WHAT IS BEING ASKED: Copy each line below in which the word "that" occurs.

INFORMATION PROVIDED:
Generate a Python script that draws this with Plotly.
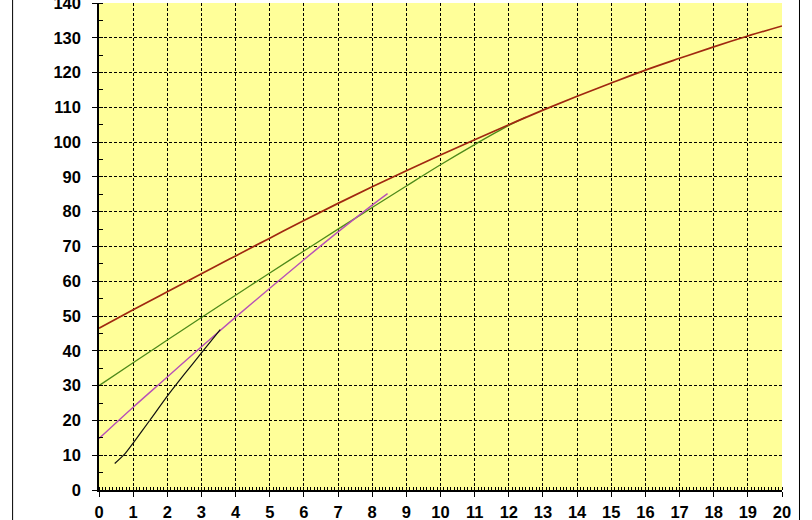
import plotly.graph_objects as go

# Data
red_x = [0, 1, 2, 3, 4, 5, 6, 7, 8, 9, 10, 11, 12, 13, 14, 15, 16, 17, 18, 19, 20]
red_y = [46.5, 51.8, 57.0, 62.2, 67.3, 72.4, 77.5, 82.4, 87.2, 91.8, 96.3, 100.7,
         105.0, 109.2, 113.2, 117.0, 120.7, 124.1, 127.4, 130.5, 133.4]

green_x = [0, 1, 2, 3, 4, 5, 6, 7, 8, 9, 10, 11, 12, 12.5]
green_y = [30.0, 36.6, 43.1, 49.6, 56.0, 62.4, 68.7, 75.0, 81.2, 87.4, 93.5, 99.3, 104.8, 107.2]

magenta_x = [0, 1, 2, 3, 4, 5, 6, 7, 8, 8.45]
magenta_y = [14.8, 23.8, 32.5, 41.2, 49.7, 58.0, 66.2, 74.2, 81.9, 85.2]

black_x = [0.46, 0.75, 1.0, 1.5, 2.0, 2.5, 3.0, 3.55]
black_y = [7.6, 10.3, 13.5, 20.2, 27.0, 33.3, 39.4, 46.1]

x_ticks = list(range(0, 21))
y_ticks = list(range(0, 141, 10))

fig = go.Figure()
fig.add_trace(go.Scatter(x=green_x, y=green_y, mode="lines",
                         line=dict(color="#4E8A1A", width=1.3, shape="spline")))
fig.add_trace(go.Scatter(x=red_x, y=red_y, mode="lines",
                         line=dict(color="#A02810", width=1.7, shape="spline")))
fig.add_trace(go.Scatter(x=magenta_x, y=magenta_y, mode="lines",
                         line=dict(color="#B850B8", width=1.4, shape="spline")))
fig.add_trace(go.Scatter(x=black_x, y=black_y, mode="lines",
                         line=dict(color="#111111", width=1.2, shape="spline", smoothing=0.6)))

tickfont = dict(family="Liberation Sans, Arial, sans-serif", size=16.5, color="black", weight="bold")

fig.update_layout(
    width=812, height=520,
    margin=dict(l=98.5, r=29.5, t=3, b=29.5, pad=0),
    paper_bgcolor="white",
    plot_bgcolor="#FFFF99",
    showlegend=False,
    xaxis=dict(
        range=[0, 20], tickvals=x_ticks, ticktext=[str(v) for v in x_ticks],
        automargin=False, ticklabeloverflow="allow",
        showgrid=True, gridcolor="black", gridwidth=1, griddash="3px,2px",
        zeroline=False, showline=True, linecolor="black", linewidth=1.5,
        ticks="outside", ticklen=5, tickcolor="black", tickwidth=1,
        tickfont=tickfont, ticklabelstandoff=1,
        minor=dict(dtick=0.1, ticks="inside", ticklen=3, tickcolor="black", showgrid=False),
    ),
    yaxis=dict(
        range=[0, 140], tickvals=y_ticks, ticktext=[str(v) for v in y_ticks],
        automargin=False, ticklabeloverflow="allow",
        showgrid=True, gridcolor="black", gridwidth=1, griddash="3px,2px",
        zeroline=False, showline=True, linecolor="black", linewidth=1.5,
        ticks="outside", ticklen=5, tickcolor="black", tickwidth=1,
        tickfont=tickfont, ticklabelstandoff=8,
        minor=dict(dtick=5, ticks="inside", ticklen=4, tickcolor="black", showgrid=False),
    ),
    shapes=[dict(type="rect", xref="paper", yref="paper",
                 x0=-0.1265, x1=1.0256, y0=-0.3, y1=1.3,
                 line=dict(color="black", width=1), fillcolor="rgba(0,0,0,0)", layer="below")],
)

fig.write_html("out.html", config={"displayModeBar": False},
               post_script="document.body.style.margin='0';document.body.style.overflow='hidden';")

---

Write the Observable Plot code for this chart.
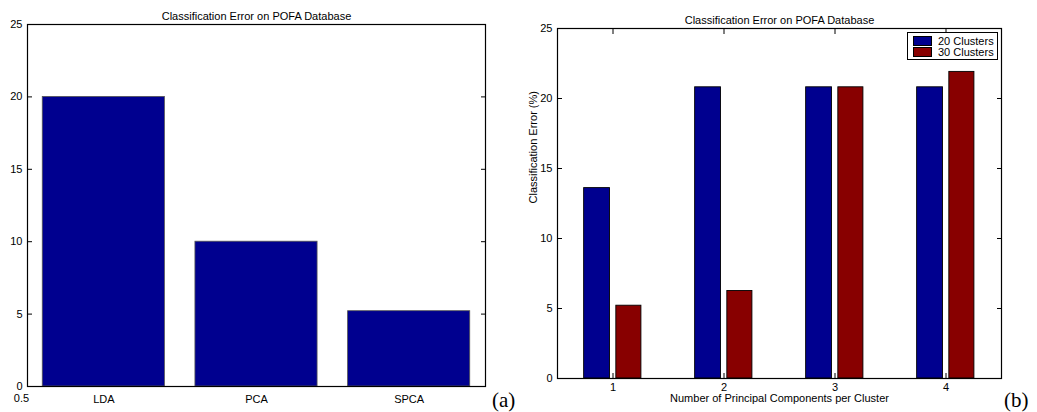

* * *

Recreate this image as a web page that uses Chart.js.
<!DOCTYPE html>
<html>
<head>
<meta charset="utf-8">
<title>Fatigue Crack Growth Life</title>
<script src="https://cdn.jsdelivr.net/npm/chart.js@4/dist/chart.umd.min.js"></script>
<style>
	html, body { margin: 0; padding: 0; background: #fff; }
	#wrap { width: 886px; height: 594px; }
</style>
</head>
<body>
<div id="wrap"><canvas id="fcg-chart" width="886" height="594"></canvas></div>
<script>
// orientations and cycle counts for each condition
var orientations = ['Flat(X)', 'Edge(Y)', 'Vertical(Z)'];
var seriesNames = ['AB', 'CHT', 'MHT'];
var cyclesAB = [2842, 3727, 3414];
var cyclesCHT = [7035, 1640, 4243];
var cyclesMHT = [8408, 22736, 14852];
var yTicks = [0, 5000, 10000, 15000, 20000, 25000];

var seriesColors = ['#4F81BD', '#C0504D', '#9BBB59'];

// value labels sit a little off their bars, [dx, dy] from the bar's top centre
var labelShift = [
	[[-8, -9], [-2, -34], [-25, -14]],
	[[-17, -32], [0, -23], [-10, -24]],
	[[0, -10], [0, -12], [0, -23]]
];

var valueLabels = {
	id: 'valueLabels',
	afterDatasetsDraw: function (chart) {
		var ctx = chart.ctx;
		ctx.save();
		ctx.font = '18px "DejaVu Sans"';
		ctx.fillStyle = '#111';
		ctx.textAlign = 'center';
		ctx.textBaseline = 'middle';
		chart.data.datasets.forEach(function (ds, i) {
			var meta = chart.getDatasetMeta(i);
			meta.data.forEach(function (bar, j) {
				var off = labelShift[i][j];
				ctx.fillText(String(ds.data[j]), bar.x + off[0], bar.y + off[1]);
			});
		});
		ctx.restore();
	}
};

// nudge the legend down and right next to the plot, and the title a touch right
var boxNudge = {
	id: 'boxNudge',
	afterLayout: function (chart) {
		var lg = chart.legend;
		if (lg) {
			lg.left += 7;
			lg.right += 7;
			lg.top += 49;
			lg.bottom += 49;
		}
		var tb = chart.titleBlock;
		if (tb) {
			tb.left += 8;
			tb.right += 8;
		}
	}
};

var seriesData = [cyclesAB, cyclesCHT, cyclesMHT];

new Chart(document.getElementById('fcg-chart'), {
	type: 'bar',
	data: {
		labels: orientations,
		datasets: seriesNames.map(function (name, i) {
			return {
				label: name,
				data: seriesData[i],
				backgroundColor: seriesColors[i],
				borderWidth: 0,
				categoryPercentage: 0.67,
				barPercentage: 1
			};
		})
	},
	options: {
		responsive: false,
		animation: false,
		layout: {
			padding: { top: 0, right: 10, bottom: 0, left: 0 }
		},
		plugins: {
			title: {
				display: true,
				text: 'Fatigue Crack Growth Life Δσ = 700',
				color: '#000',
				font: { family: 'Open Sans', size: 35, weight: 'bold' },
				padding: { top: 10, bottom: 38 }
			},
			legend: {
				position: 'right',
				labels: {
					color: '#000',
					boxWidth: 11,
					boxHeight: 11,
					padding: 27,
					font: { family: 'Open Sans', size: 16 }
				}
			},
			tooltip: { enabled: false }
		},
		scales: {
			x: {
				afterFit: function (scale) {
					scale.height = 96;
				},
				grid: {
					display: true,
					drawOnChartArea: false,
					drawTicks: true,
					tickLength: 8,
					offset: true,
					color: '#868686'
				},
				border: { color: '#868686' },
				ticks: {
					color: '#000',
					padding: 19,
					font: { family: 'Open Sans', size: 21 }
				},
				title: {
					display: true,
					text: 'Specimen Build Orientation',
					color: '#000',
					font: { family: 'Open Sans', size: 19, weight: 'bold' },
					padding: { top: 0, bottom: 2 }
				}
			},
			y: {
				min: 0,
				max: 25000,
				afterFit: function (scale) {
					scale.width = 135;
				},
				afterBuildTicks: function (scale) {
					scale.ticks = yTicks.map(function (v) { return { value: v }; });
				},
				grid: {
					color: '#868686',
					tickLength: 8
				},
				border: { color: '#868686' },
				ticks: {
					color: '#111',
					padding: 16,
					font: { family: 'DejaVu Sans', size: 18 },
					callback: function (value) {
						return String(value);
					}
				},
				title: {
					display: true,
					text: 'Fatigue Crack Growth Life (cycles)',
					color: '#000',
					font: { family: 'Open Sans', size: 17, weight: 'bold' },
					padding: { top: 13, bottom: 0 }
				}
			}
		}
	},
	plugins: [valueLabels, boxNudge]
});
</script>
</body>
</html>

RESPONSE TO THE EXERCISE:
Generate a Python script that draws this with Plotly.
Recreate this image as a web page that uses Chart.js.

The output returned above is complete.